What to watch next is whether this remains concentrated in a few categories (servers, networking, storage and adjacent electronics) or broadens into a more generalised electronics upswing. Either way, when “AI servers” and “cloud services” are singled out as export-order growth engines at this scale, it’s a reminder that the bottlenecks and lead-times investors worry about in data centres are mirrored upstream in manufacturing orders — and can move quickly when demand inflects.
Behind the Headlines
MSEDCL targets 52% renewables and cuts industrial tariffs is an underappreciated “cost of compute” story in power-market clothing. Maharashtra’s utility says it will lift renewables in its mix from 13% to 52% over five years, supported by over 45,000MW of PPAs already signed and new transmission-and-distribution investment to evacuate green power. It also says it has cut tariffs “for the first time” and expects net savings of about ₹66,000 crore over five years, pointing to solar procurement around ₹2.90/unit as a key reason average costs fell from ₹5.70 to roughly ₹3.70/unit.
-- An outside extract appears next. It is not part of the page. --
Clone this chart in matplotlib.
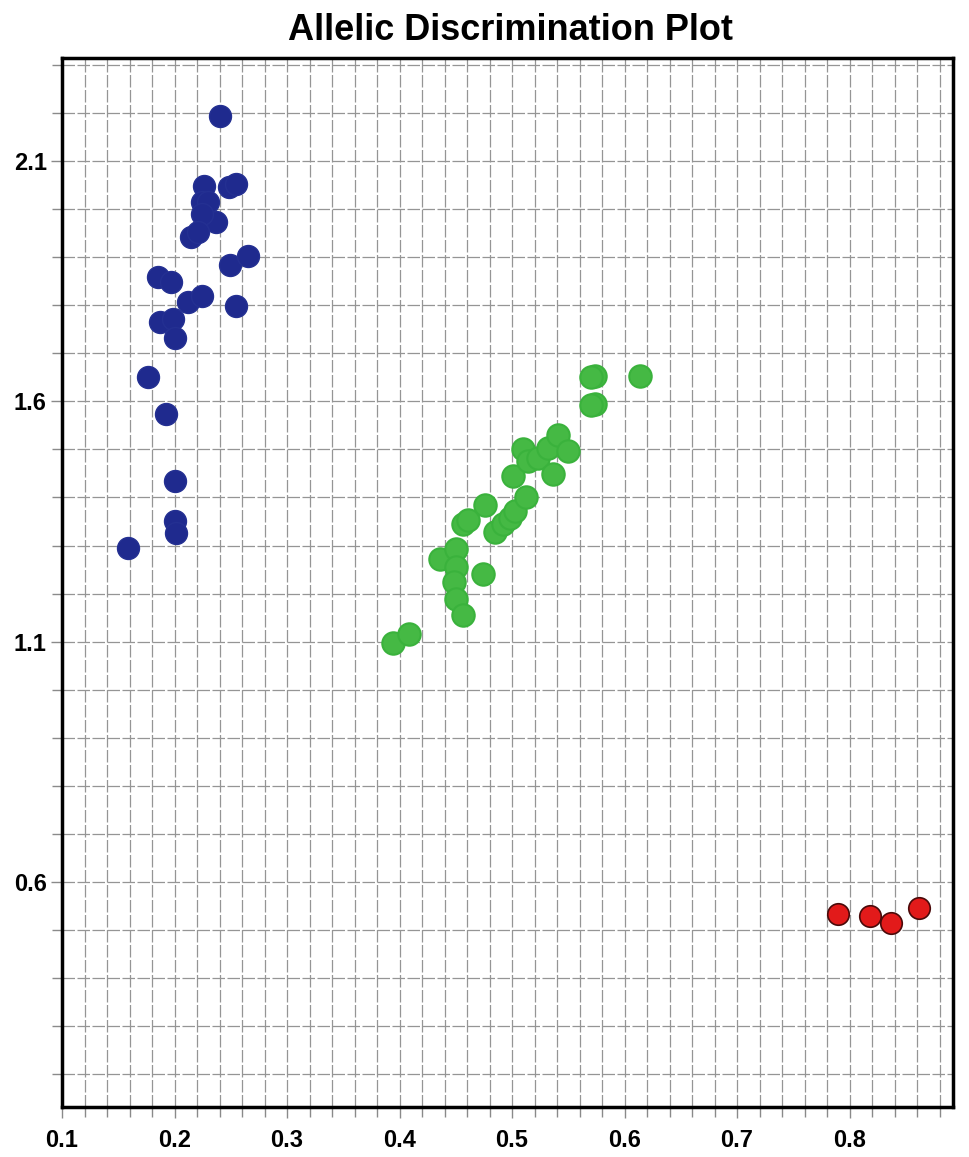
import numpy as np
import matplotlib
matplotlib.use('Agg')
import matplotlib.pyplot as plt
from matplotlib.ticker import MultipleLocator, FixedLocator

# allele 2 (blue) cluster
blue_x = [0.240, 0.226, 0.248, 0.255, 0.224, 0.230, 0.237, 0.224, 0.215, 0.221,
          0.249, 0.265, 0.185, 0.197, 0.212, 0.224, 0.255, 0.187, 0.199, 0.200,
          0.176, 0.192, 0.200, 0.200, 0.201, 0.159]
blue_y = [2.194, 2.048, 2.046, 2.052, 2.015, 2.015, 1.973, 1.990, 1.942, 1.952,
          1.885, 1.902, 1.860, 1.848, 1.806, 1.819, 1.798, 1.765, 1.771, 1.733,
          1.650, 1.573, 1.435, 1.350, 1.327, 1.294]

# heterozygote (green) cluster
green_x = [0.394, 0.408, 0.436, 0.450, 0.450, 0.448, 0.450, 0.456, 0.474, 0.456,
           0.461, 0.476, 0.485, 0.492, 0.498, 0.503, 0.512, 0.501, 0.510, 0.514,
           0.523, 0.532, 0.541, 0.550, 0.536, 0.574, 0.574, 0.614, 0.570, 0.570]
green_y = [1.098, 1.115, 1.271, 1.292, 1.256, 1.223, 1.188, 1.156, 1.240, 1.344,
           1.354, 1.385, 1.329, 1.344, 1.358, 1.371, 1.400, 1.444, 1.500, 1.475,
           1.483, 1.504, 1.531, 1.496, 1.448, 1.652, 1.594, 1.652, 1.650, 1.592]

# allele 1 (red) cluster
red_x = [0.790, 0.818, 0.837, 0.862]
red_y = [0.533, 0.529, 0.515, 0.546]

x_labels = [0.1, 0.2, 0.3, 0.4, 0.5, 0.6, 0.7, 0.8]
y_labels = [0.6, 1.1, 1.6, 2.1]

fig = plt.figure(figsize=(9.69, 11.57), dpi=100)
ax = fig.add_axes([0.064, 0.0432, 0.9195, 0.9067])

ax.set_xlim(0.1, 0.892)
ax.set_ylim(0.131, 2.315)

ax.xaxis.set_major_locator(FixedLocator(x_labels))
ax.xaxis.set_minor_locator(MultipleLocator(0.02))
ax.yaxis.set_major_locator(FixedLocator(y_labels))
ax.yaxis.set_minor_locator(MultipleLocator(0.1))

ax.grid(which='both', color='#959595', linestyle=(0, (10, 2)), linewidth=0.9)
ax.set_axisbelow(True)

ax.scatter(blue_x, blue_y, s=250, color='#1f2a8e', edgecolors='#243092', linewidths=1, zorder=3)
ax.scatter(green_x, green_y, s=260, color='#45b944', edgecolors='#3ab23c', linewidths=1.5, zorder=3)
ax.scatter(red_x, red_y, s=240, color='#e21a1a', edgecolors='#4a0a0a', linewidths=1.2, zorder=3)

for sp in ax.spines.values():
    sp.set_linewidth(2.5)
    sp.set_color('black')

ax.tick_params(which='both', direction='out', color='#8a8a8a', width=1)
ax.tick_params(which='major', length=8, labelsize=17)
ax.tick_params(axis='x', which='major', pad=8)
ax.tick_params(axis='y', which='major', pad=3)
ax.tick_params(which='minor', length=7)
ax.set_xticklabels([f'{v:.1f}' for v in x_labels], fontweight='bold', fontfamily='Liberation Sans')
ax.set_yticklabels([f'{v:.1f}' for v in y_labels], fontweight='bold', fontfamily='Liberation Sans')

fig.suptitle('Allelic Discrimination Plot', x=0.527, y=0.989, va='top',
             fontsize=26, fontweight='bold', fontfamily='Liberation Sans')

fig.savefig('out.png', dpi=100)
The significance here isn’t just decarbonisation signalling; it’s the explicit tie between renewables procurement and industrial tariff relief. If those cost claims hold up through grid buildout and integration, the next competition won’t only be about who can secure megawatts — it’ll be about who can secure cheaper megawatts in the right places, with the network investment to actually deliver them. For data centre operators and hyperscalers eyeing India, this is the kind of utility-level momentum that can reshape site selection and the economics of long-term power contracting.